*WHAT NEEDS TO BE DONE:*
Repeat the data word for word. Do not include the pictures.
++++ PROVIDED DATA
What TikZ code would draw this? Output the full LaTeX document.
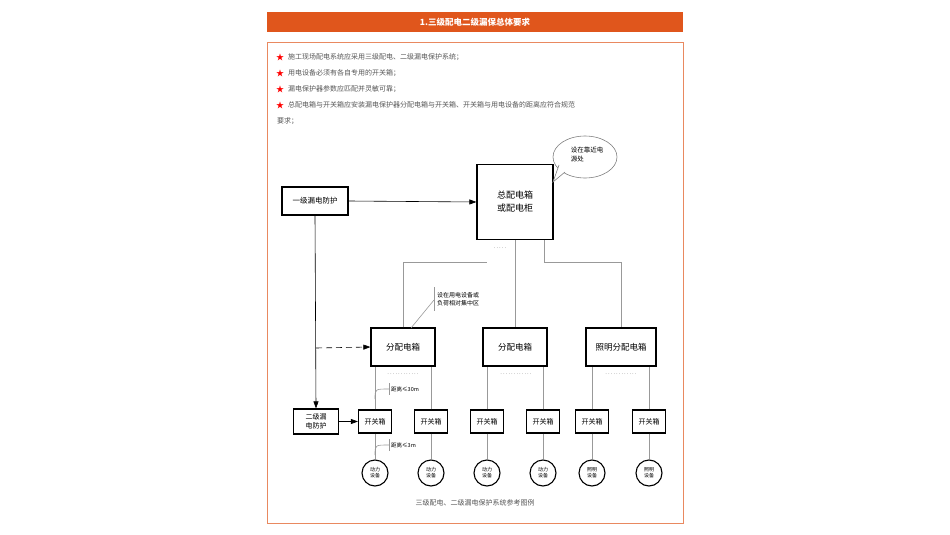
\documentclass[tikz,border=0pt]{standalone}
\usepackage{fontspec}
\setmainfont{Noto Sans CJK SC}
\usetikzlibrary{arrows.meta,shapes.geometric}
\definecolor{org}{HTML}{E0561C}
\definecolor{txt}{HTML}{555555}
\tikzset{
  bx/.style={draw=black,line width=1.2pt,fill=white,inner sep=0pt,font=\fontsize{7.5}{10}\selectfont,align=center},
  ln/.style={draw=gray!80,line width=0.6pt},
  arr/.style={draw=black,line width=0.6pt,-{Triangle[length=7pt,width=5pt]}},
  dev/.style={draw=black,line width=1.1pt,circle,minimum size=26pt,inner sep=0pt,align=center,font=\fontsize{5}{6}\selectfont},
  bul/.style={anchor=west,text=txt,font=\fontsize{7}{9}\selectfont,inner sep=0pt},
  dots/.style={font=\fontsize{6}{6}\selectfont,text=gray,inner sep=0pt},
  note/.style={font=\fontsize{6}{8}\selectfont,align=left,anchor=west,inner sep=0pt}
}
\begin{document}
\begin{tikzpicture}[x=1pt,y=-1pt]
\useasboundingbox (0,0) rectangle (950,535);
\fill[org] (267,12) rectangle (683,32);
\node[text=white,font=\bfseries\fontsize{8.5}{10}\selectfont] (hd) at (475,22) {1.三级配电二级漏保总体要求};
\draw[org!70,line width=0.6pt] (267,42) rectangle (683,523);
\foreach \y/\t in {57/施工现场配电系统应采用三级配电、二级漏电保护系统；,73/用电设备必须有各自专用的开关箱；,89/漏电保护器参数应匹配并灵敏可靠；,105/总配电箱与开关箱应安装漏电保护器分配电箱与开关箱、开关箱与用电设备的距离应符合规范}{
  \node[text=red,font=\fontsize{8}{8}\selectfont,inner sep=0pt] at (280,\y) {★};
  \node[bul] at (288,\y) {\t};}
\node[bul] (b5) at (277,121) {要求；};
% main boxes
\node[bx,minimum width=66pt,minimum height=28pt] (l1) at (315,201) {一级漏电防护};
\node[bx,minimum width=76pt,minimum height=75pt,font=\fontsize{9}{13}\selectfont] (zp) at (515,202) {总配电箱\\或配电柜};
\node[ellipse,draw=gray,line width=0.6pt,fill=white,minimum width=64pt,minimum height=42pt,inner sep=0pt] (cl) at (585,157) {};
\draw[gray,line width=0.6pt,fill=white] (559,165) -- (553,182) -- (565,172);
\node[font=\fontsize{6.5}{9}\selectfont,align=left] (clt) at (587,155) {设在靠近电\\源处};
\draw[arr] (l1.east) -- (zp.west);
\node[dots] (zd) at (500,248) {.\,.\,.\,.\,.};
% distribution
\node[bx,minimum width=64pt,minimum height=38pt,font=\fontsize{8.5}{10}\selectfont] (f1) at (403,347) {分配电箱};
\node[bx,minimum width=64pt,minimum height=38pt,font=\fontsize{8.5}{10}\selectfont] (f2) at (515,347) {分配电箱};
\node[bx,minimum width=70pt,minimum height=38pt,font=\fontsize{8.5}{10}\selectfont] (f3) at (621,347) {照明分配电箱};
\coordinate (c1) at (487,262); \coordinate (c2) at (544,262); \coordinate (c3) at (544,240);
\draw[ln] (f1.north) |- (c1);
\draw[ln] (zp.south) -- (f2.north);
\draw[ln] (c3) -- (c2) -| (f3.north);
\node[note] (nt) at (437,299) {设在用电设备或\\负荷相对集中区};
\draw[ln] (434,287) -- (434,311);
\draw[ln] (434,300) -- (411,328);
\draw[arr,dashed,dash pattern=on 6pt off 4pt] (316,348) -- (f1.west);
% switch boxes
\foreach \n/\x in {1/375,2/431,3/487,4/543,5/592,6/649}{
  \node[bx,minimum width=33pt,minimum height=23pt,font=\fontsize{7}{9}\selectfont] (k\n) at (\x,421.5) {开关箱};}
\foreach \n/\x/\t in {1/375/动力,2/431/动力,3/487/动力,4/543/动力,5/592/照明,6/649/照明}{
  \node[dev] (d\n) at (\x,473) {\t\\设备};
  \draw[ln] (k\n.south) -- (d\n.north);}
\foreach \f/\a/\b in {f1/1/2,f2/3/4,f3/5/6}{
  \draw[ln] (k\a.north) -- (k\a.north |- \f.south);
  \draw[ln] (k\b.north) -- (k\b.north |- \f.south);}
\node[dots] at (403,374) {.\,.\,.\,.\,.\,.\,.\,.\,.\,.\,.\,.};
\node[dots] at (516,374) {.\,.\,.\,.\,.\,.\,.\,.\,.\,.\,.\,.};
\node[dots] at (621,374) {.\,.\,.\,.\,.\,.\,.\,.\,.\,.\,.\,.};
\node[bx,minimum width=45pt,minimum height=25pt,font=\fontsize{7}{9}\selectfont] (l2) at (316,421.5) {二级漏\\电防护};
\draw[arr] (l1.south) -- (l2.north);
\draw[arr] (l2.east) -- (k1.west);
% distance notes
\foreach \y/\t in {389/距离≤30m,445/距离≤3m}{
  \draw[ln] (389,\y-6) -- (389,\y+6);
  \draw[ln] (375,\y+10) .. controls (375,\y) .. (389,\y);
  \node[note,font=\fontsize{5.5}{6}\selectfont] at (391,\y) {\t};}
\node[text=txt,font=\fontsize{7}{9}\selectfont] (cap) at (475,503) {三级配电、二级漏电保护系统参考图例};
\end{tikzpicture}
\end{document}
++++++++
*THE COMPLETED TASK:*
What TikZ code would draw this? Output the full LaTeX document.
\documentclass[tikz,border=0pt]{standalone}
\usepackage{fontspec}
\setmainfont{Noto Sans CJK SC}
\usetikzlibrary{arrows.meta,shapes.geometric}
\definecolor{org}{HTML}{E0561C}
\definecolor{txt}{HTML}{555555}
\tikzset{
  bx/.style={draw=black,line width=1.2pt,fill=white,inner sep=0pt,font=\fontsize{7.5}{10}\selectfont,align=center},
  ln/.style={draw=gray!80,line width=0.6pt},
  arr/.style={draw=black,line width=0.6pt,-{Triangle[length=7pt,width=5pt]}},
  dev/.style={draw=black,line width=1.1pt,circle,minimum size=26pt,inner sep=0pt,align=center,font=\fontsize{5}{6}\selectfont},
  bul/.style={anchor=west,text=txt,font=\fontsize{7}{9}\selectfont,inner sep=0pt},
  dots/.style={font=\fontsize{6}{6}\selectfont,text=gray,inner sep=0pt},
  note/.style={font=\fontsize{6}{8}\selectfont,align=left,anchor=west,inner sep=0pt}
}
\begin{document}
\begin{tikzpicture}[x=1pt,y=-1pt]
\useasboundingbox (0,0) rectangle (950,535);
\fill[org] (267,12) rectangle (683,32);
\node[text=white,font=\bfseries\fontsize{8.5}{10}\selectfont] (hd) at (475,22) {1.三级配电二级漏保总体要求};
\draw[org!70,line width=0.6pt] (267,42) rectangle (683,523);
\foreach \y/\t in {57/施工现场配电系统应采用三级配电、二级漏电保护系统；,73/用电设备必须有各自专用的开关箱；,89/漏电保护器参数应匹配并灵敏可靠；,105/总配电箱与开关箱应安装漏电保护器分配电箱与开关箱、开关箱与用电设备的距离应符合规范}{
  \node[text=red,font=\fontsize{8}{8}\selectfont,inner sep=0pt] at (280,\y) {★};
  \node[bul] at (288,\y) {\t};}
\node[bul] (b5) at (277,121) {要求；};
% main boxes
\node[bx,minimum width=66pt,minimum height=28pt] (l1) at (315,201) {一级漏电防护};
\node[bx,minimum width=76pt,minimum height=75pt,font=\fontsize{9}{13}\selectfont] (zp) at (515,202) {总配电箱\\或配电柜};
\node[ellipse,draw=gray,line width=0.6pt,fill=white,minimum width=64pt,minimum height=42pt,inner sep=0pt] (cl) at (585,157) {};
\draw[gray,line width=0.6pt,fill=white] (559,165) -- (553,182) -- (565,172);
\node[font=\fontsize{6.5}{9}\selectfont,align=left] (clt) at (587,155) {设在靠近电\\源处};
\draw[arr] (l1.east) -- (zp.west);
\node[dots] (zd) at (500,248) {.\,.\,.\,.\,.};
% distribution
\node[bx,minimum width=64pt,minimum height=38pt,font=\fontsize{8.5}{10}\selectfont] (f1) at (403,347) {分配电箱};
\node[bx,minimum width=64pt,minimum height=38pt,font=\fontsize{8.5}{10}\selectfont] (f2) at (515,347) {分配电箱};
\node[bx,minimum width=70pt,minimum height=38pt,font=\fontsize{8.5}{10}\selectfont] (f3) at (621,347) {照明分配电箱};
\coordinate (c1) at (487,262); \coordinate (c2) at (544,262); \coordinate (c3) at (544,240);
\draw[ln] (f1.north) |- (c1);
\draw[ln] (zp.south) -- (f2.north);
\draw[ln] (c3) -- (c2) -| (f3.north);
\node[note] (nt) at (437,299) {设在用电设备或\\负荷相对集中区};
\draw[ln] (434,287) -- (434,311);
\draw[ln] (434,300) -- (411,328);
\draw[arr,dashed,dash pattern=on 6pt off 4pt] (316,348) -- (f1.west);
% switch boxes
\foreach \n/\x in {1/375,2/431,3/487,4/543,5/592,6/649}{
  \node[bx,minimum width=33pt,minimum height=23pt,font=\fontsize{7}{9}\selectfont] (k\n) at (\x,421.5) {开关箱};}
\foreach \n/\x/\t in {1/375/动力,2/431/动力,3/487/动力,4/543/动力,5/592/照明,6/649/照明}{
  \node[dev] (d\n) at (\x,473) {\t\\设备};
  \draw[ln] (k\n.south) -- (d\n.north);}
\foreach \f/\a/\b in {f1/1/2,f2/3/4,f3/5/6}{
  \draw[ln] (k\a.north) -- (k\a.north |- \f.south);
  \draw[ln] (k\b.north) -- (k\b.north |- \f.south);}
\node[dots] at (403,374) {.\,.\,.\,.\,.\,.\,.\,.\,.\,.\,.\,.};
\node[dots] at (516,374) {.\,.\,.\,.\,.\,.\,.\,.\,.\,.\,.\,.};
\node[dots] at (621,374) {.\,.\,.\,.\,.\,.\,.\,.\,.\,.\,.\,.};
\node[bx,minimum width=45pt,minimum height=25pt,font=\fontsize{7}{9}\selectfont] (l2) at (316,421.5) {二级漏\\电防护};
\draw[arr] (l1.south) -- (l2.north);
\draw[arr] (l2.east) -- (k1.west);
% distance notes
\foreach \y/\t in {389/距离≤30m,445/距离≤3m}{
  \draw[ln] (389,\y-6) -- (389,\y+6);
  \draw[ln] (375,\y+10) .. controls (375,\y) .. (389,\y);
  \node[note,font=\fontsize{5.5}{6}\selectfont] at (391,\y) {\t};}
\node[text=txt,font=\fontsize{7}{9}\selectfont] (cap) at (475,503) {三级配电、二级漏电保护系统参考图例};
\end{tikzpicture}
\end{document}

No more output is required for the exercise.